El madrugador encuentro fue un regalo inesperado. Un cuerpo retorcido con la cabeza señalando al cielo. Párpados abiertos y mirada fija en el infinito. Aquel rostro pedía Instagram. En apenas unos segundos, el pelotón de senderistas apuntó sus móviles y disparó sin piedad, fusilando a instantáneas la estremecedora mueca que precede al olvido. Sangre quieta que revitalizaba efímeramente los perfiles sociales de sus integrantes. El último estertor digital antes de la nada.
Las imágenes se viralizaron en pocos minutos. Cuando los telediarios dieron la noticia del montañés despeñado por un desfiladero de Cantabria, las redes priorizaban nuevas tendencias. A nadie le importaba ya aquel episodio de cainismo rural, donde acababan de detener al principal sospechoso del crimen: el hermano de la víctima. La tarde anterior, numerosos testigos los vieron discutir acaloradamente y a Carlucos amenazando a Vicente con tirarlo por un barranco.
Celos patológicos y un largo historial de trifulcas por una herencia mal repartida lo llevaron a prisión preventiva. Un caso sencillo que sin embargo llamó la atención de Laro Boo, comisionista de pocas ventas de Torrelavega reciclado en detective privado. No lo veía claro. Trataba a Carlucos desde crío y, aunque de verbo explosivo, la pólvora del alma jamás detonó en los puños de su amigo contra paisano alguno. Nunca en sus cincuenta primaveras. Un lugareño ladrador poco mordedor.
Pero nadie daba un sobao por su inocencia. Ni siquiera Amia, su esposa, conocida por olvidar en brazos ajenos el difícil carácter de Carlucos. Laro decidió investigar. Resolver la muerte de Vicente salvaría a Carlucos y supondría una buena carta de presentación para futuros clientes.
Poco a poco fue descubriendo que el finado tenía poco público. Derrochador y crápula reconocido, seducía a las paisanas con regalos y falsas promesas.

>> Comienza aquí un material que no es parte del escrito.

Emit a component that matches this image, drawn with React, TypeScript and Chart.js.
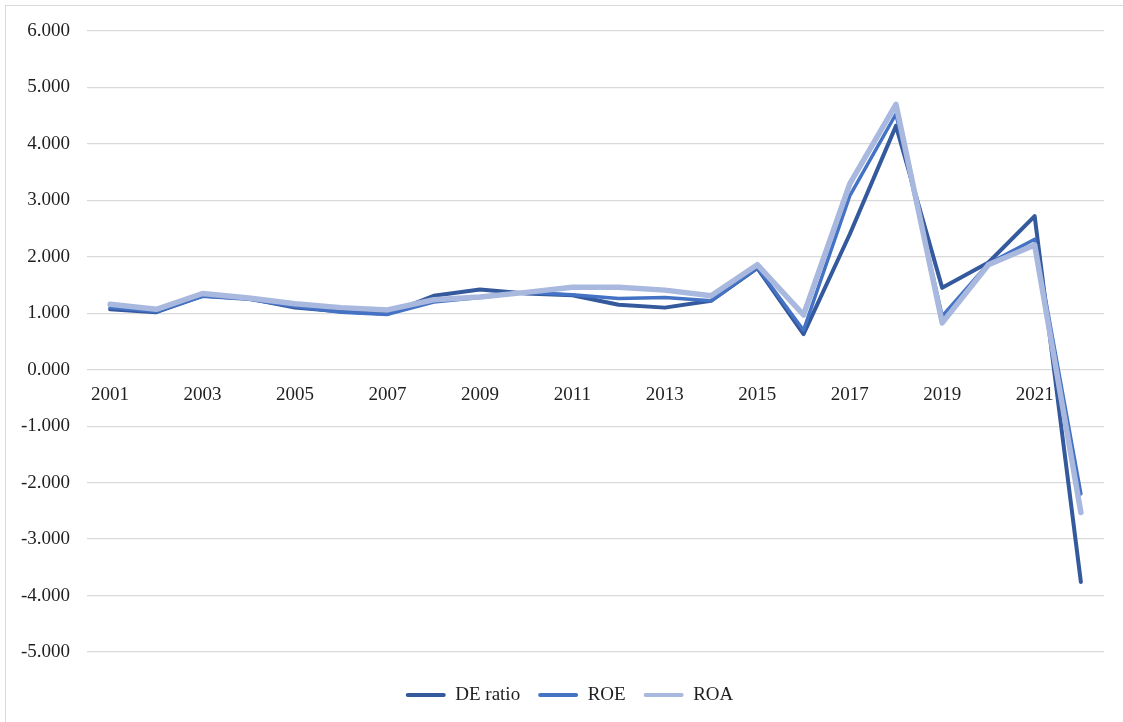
import React, { useEffect, useRef } from 'react';
import Chart from 'chart.js/auto';

const years = ['2001', '2002', '2003', '2004', '2005', '2006', '2007', '2008', '2009', '2010', '2011', '2012', '2013', '2014', '2015', '2016', '2017', '2018', '2019', '2020', '2021', '2022'];
const deRatio = [1.07, 1.02, 1.31, 1.26, 1.10, 1.03, 0.99, 1.31, 1.42, 1.35, 1.32, 1.15, 1.10, 1.22, 1.80, 0.63, 2.40, 4.32, 1.45, 1.90, 2.72, -3.76];
const roe = [1.10, 1.03, 1.30, 1.25, 1.12, 1.02, 0.98, 1.20, 1.28, 1.37, 1.33, 1.26, 1.28, 1.22, 1.81, 0.70, 3.08, 4.53, 0.95, 1.88, 2.31, -2.20];
const roa = [1.16, 1.07, 1.35, 1.27, 1.17, 1.10, 1.06, 1.24, 1.29, 1.37, 1.46, 1.46, 1.41, 1.31, 1.86, 0.97, 3.29, 4.70, 0.83, 1.86, 2.21, -2.53];
const seriesNames = ['DE ratio', 'ROE', 'ROA'];
const yMin = -5;
const yMax = 6;

const FONT = '"Liberation Serif", "Times New Roman", serif';
const TEXT = '#1f1f1f';

const legendShift = {
  id: 'legendShift',
  afterLayout(chart: any) {
    const lg = chart.legend;
    if (lg) {
      lg.left = 35;
      lg.width = lg.right - lg.left;
    }
  },
};

export default function App() {
  const ref = useRef<HTMLCanvasElement | null>(null);
  useEffect(() => {
    if (!ref.current) return;
    const defaultGen = (Chart as any).defaults.plugins.legend.labels.generateLabels;
    const chart = new Chart(ref.current, {
      type: 'line',
      data: {
        labels: years,
        datasets: [
          { label: seriesNames[0], data: deRatio, borderColor: '#34599C', backgroundColor: '#34599C', borderWidth: 4, order: 3 },
          { label: seriesNames[1], data: roe, borderColor: '#4472C4', backgroundColor: '#4472C4', borderWidth: 3.5, order: 2 },
          { label: seriesNames[2], data: roa, borderColor: '#A8B8DE', backgroundColor: '#A8B8DE', borderWidth: 5.5, order: 1 },
        ].map((d) => ({ ...d, pointRadius: 0, tension: 0, borderJoinStyle: 'round' as const, borderCapStyle: 'round' as const })),
      },
      options: {
        responsive: false,
        animation: false,
        devicePixelRatio: 1,
        layout: { padding: { left: 6, right: 19, top: 31, bottom: 7.5 } },
        font: { family: FONT, size: 19 },
        scales: {
          x: {
            type: 'category',
            position: { y: 0 } as any,
            offset: true,
            grid: { display: false, drawTicks: false },
            border: { display: false },
            ticks: {
              autoSkip: false,
              maxRotation: 0,
              padding: 14,
              color: TEXT,
              font: { family: FONT, size: 19 },
              callback: (_v: any, i: number) => (i % 2 === 0 ? years[i] : ''),
            },
          },
          y: {
            min: yMin,
            max: yMax,
            afterFit: (s: any) => { s.width = 81; },
            grid: { color: '#d9d9d9', lineWidth: 1.3, drawTicks: false },
            border: { display: false },
            ticks: {
              stepSize: 1,
              padding: 17,
              color: TEXT,
              font: { family: FONT, size: 19 },
              callback: (v: any) => Number(v).toFixed(3),
            },
          },
        },
        plugins: {
          tooltip: { enabled: false },
          legend: {
            position: 'bottom',
            title: { display: true, text: '', font: { size: 1 }, padding: { top: 14.3, bottom: 0 } },
            labels: {
              boxWidth: 40,
              boxHeight: 4,
              padding: 18,
              color: TEXT,
              font: { family: FONT, size: 19 },
              sort: (a: any, b: any) => a.datasetIndex - b.datasetIndex,
              generateLabels: (c: any) =>
                defaultGen(c).map((it: any) => ({ ...it, lineWidth: 0, borderRadius: 2 })),
            },
          },
        },
      },
      plugins: [legendShift],
    });
    return () => chart.destroy();
  }, []);

  return (
    <div style={{ position: 'fixed', left: 0, top: 0, width: 1123, height: 722, overflow: 'hidden', background: '#fff' }}>
      <div style={{ position: 'absolute', left: 5, top: 5, width: 1200, height: 800, border: '1.5px solid #d9d9d9' }} />
      <canvas ref={ref} width={1123} height={722} style={{ position: 'absolute', left: 0, top: 0 }} />
    </div>
  );
}
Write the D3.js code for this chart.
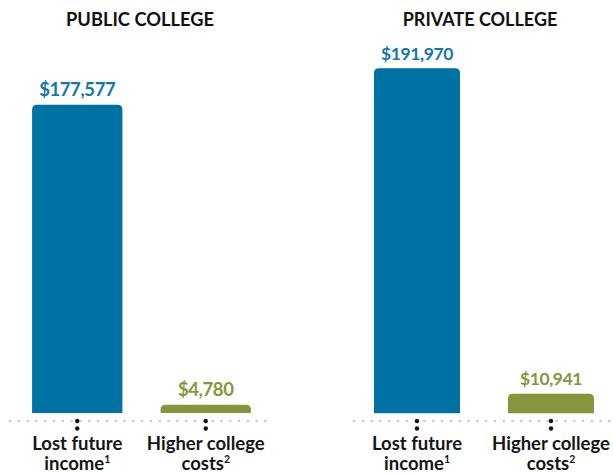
<!DOCTYPE html>
<html>
<head>
<meta charset="utf-8">
<script src="https://cdn.jsdelivr.net/npm/d3@7"></script>
<style>
  html, body { margin: 0; padding: 0; background: #fff; }
  svg { display: block; font-family: Lato, "Open Sans", sans-serif; }
</style>
</head>
<body>
<svg id="chart" width="613" height="473"></svg>
<script>
// ---- data ----
const panels = ["PUBLIC COLLEGE", "PRIVATE COLLEGE"];
const categories = ["Lost future income", "Higher college costs"];
const categoryLines = [["Lost future", "income", "1"], ["Higher college", "costs", "2"]];
const publicValues = [177577, 4780];
const privateValues = [191970, 10941];
const seriesValues = [publicValues, privateValues];

// ---- styles / layout ----
const colors = ["#0071a3", "#86963c"];
const labelColors = ["#1477a6", "#86963c"];
const layout = [
  { x0: 13, x1: 270, pi: 0.297, yTop: 104.7, yMax: 177577, base: 413, lineX0: 10, lineX1: 270, titleX: 140, vFont: 18.5, tFont: 18.3 },
  { x0: 350, x1: 618, pi: 0.358, yTop: 68.3, yMax: 191970, base: 413.3, lineX0: 354, lineX1: 613, titleX: 480, vFont: 17.5, tFont: 18 }
];

const svg = d3.select("#chart");
const fmt = d3.format("$,");

function topRounded(x, y, w, h, r) {
  r = Math.min(r, h, w / 2);
  return `M${x},${y + h}V${y + r}Q${x},${y} ${x + r},${y}H${x + w - r}Q${x + w},${y} ${x + w},${y + r}V${y + h}Z`;
}

panels.forEach((title, pIdx) => {
  const L = layout[pIdx];
  const vals = seriesValues[pIdx];
  const g = svg.append("g");

  const x = d3.scaleBand().domain(categories).range([L.x0, L.x1])
    .paddingInner(L.pi).paddingOuter(L.pi / 2);
  const y = d3.scaleLinear().domain([0, L.yMax]).range([L.base, L.yTop]);

  // title
  g.append("text")
    .attr("x", L.titleX).attr("y", 25.7)
    .attr("text-anchor", "middle")
    .attr("font-size", L.tFont).attr("font-weight", 700)
    .attr("fill", "#111")
    .text(title);

  // dotted baseline
  g.append("line")
    .attr("x1", L.lineX0).attr("x2", L.lineX1)
    .attr("y1", 421).attr("y2", 421)
    .attr("stroke", "#c8c8c8").attr("stroke-width", 2.6)
    .attr("stroke-linecap", "round")
    .attr("stroke-dasharray", "0.01 8.8");

  // bars
  g.selectAll("path.bar").data(categories).join("path")
    .attr("class", "bar")
    .attr("fill", (d, i) => colors[i])
    .attr("d", (d, i) => topRounded(x(d), y(vals[i]), x.bandwidth(), y(0) - y(vals[i]), 5));

  // value labels
  g.selectAll("text.val").data(categories).join("text")
    .attr("class", "val")
    .attr("x", d => x(d) + x.bandwidth() / 2)
    .attr("y", (d, i) => y(vals[i]) - 8.5)
    .attr("text-anchor", "middle")
    .attr("font-size", L.vFont).attr("font-weight", 700)
    .attr("letter-spacing", -0.4)
    .attr("fill", (d, i) => labelColors[i])
    .text((d, i) => fmt(vals[i]));

  // tick dots
  categories.forEach(d => {
    [421, 428.5].forEach(cy => {
      g.append("circle")
        .attr("cx", x(d) + x.bandwidth() / 2).attr("cy", cy)
        .attr("r", 2.2).attr("fill", "#111");
    });
  });

  // category labels
  const lab = g.selectAll("text.cat").data(categories).join("text")
    .attr("class", "cat")
    .attr("text-anchor", "middle")
    .attr("font-size", 18.5).attr("font-weight", 700)
    .attr("fill", "#151515");
  lab.each(function(d, i) {
    const t = d3.select(this);
    const cx = x(d) + x.bandwidth() / 2;
    const lines = categoryLines[i];
    t.append("tspan").attr("x", cx).attr("y", 450).text(lines[0]);
    const t2 = t.append("tspan").attr("x", cx).attr("y", 470);
    t2.append("tspan").text(lines[1]);
    t2.append("tspan").attr("font-size", 10.5).attr("dy", -7).text(lines[2]);
  });
});
</script>
</body>
</html>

Arruinado, cambió de tercio poco antes de su óbito, anunciando su compromiso con Tomás, el ricachón de la comarca, saliendo así de un armario pelado para meterse en una repleta despensa. Chancleto, el zapatero, lo odiaba desde que le ganó con trampas una final de bolos en Comillas; no se hablaba con Basilia, la vecina a la que invadió la linde de su finca; le debía dinero a Pedrolas tras comprarle quince vacas tudancas…

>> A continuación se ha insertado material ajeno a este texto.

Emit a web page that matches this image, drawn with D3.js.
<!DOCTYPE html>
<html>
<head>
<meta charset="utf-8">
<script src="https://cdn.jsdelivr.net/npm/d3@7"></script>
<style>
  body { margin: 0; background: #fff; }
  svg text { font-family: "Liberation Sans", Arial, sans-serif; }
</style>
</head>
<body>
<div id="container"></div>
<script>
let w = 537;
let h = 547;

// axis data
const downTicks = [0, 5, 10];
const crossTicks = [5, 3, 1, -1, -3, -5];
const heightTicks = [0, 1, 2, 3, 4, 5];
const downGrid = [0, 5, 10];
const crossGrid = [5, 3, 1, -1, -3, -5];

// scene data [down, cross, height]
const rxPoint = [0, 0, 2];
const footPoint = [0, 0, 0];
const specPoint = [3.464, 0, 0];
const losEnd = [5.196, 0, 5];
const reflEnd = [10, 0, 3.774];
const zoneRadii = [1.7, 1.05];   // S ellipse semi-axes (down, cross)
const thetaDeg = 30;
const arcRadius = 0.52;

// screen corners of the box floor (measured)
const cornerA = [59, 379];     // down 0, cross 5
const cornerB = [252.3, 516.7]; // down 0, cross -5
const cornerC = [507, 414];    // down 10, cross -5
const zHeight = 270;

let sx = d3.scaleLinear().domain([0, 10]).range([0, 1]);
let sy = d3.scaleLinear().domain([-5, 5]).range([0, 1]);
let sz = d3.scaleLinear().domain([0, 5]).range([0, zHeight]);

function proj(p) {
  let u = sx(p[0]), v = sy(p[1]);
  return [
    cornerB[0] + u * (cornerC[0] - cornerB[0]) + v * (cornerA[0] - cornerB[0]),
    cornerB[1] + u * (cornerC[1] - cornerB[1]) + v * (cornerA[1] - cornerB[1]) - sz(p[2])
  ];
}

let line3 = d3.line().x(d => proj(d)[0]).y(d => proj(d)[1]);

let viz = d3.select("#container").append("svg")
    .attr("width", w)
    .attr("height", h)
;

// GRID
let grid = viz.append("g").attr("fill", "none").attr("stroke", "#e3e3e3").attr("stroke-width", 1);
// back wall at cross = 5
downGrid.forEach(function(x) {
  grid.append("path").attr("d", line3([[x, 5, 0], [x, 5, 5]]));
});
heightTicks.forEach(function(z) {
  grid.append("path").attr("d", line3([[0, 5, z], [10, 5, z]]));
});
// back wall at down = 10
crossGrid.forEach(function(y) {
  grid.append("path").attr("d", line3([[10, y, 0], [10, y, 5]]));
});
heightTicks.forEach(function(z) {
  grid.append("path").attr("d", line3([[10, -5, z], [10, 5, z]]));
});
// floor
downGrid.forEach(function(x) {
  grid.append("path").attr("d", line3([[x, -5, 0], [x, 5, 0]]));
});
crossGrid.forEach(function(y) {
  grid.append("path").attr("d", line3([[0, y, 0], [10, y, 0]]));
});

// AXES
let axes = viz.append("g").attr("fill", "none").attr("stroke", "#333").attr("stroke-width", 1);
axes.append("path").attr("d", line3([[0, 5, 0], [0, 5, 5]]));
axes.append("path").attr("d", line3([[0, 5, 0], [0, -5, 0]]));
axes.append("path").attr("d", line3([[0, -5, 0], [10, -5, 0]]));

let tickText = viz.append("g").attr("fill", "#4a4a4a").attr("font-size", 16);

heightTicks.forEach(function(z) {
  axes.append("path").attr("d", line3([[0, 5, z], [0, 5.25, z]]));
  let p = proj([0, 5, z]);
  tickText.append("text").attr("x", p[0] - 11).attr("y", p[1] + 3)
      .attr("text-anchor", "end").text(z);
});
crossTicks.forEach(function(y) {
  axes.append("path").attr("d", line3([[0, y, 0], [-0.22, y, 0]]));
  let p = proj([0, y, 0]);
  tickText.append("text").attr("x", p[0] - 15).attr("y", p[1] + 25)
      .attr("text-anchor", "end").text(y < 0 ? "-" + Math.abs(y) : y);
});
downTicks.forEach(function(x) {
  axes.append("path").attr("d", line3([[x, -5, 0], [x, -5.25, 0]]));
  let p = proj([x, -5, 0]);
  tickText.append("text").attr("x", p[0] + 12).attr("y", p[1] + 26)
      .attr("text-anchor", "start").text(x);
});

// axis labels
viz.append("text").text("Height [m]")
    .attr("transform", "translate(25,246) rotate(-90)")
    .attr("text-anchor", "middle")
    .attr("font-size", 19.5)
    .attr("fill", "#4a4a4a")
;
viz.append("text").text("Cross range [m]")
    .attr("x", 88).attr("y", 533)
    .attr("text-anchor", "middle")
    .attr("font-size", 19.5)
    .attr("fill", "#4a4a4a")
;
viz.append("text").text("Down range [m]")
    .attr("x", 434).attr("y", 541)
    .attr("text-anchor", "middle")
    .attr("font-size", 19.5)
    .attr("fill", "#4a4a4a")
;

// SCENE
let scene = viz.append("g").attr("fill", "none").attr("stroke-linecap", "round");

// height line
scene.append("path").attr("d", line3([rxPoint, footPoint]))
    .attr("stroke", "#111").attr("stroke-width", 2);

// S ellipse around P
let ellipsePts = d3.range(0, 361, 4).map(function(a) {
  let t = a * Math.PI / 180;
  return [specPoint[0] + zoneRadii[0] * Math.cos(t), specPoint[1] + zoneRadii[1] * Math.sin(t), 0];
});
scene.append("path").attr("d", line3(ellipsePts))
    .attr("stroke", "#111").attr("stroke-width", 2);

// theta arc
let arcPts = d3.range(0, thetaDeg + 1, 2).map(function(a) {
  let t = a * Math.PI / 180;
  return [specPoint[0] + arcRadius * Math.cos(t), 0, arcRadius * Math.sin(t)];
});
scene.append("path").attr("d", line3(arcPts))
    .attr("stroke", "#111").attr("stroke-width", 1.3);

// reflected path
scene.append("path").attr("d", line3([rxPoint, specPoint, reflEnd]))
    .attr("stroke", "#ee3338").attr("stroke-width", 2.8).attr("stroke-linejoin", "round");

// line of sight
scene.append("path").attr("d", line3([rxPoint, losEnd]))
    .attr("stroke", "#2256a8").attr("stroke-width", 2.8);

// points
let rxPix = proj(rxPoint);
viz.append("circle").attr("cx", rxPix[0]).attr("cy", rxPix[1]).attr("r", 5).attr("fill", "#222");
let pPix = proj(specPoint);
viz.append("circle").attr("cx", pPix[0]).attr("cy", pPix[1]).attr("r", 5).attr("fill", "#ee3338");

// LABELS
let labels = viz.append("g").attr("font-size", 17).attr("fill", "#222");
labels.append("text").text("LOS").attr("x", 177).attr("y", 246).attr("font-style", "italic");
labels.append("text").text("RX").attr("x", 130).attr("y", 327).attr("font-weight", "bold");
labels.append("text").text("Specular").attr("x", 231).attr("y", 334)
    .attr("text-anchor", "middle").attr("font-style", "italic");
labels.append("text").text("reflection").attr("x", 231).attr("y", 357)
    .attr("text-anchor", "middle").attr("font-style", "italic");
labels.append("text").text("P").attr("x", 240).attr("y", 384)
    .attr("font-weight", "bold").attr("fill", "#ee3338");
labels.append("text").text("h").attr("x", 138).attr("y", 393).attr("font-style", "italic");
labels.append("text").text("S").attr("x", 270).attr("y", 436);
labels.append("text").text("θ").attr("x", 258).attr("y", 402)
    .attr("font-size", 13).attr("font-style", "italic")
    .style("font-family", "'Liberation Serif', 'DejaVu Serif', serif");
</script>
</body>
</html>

Pasaban las semanas. Carlucos marcaba palotes en su celda mientras Laro indagaba sin muchos avances. De fondo no tocaba el típico saxofonista entre claroscuros sino su sobrino Pepín en el prado, soplando “Viento del Norte” con la dulzaina. Y entonces llegó la inspiración.
A Laro le obsesionaba la foto viral del primer plano de la cara de Vicente. ¿Qué miran los muertos? Sin apenas recursos, consiguió desfacer el entuerto tirando de razonamientos deductivos proporcionados por el Cluedo y la inestimable ayuda de sus escritores favoritos.
Los hermanos Kip, la novela de Verne, le dio la clave. Los asesinos astutos matan por la espalda, conscientes del peligro de los optogramas. Esa imagen que la retina fija antes de morir y que logró reconocer tras aumentarla al máximo en su ordenador. Craso error de Amia, la amante despechada.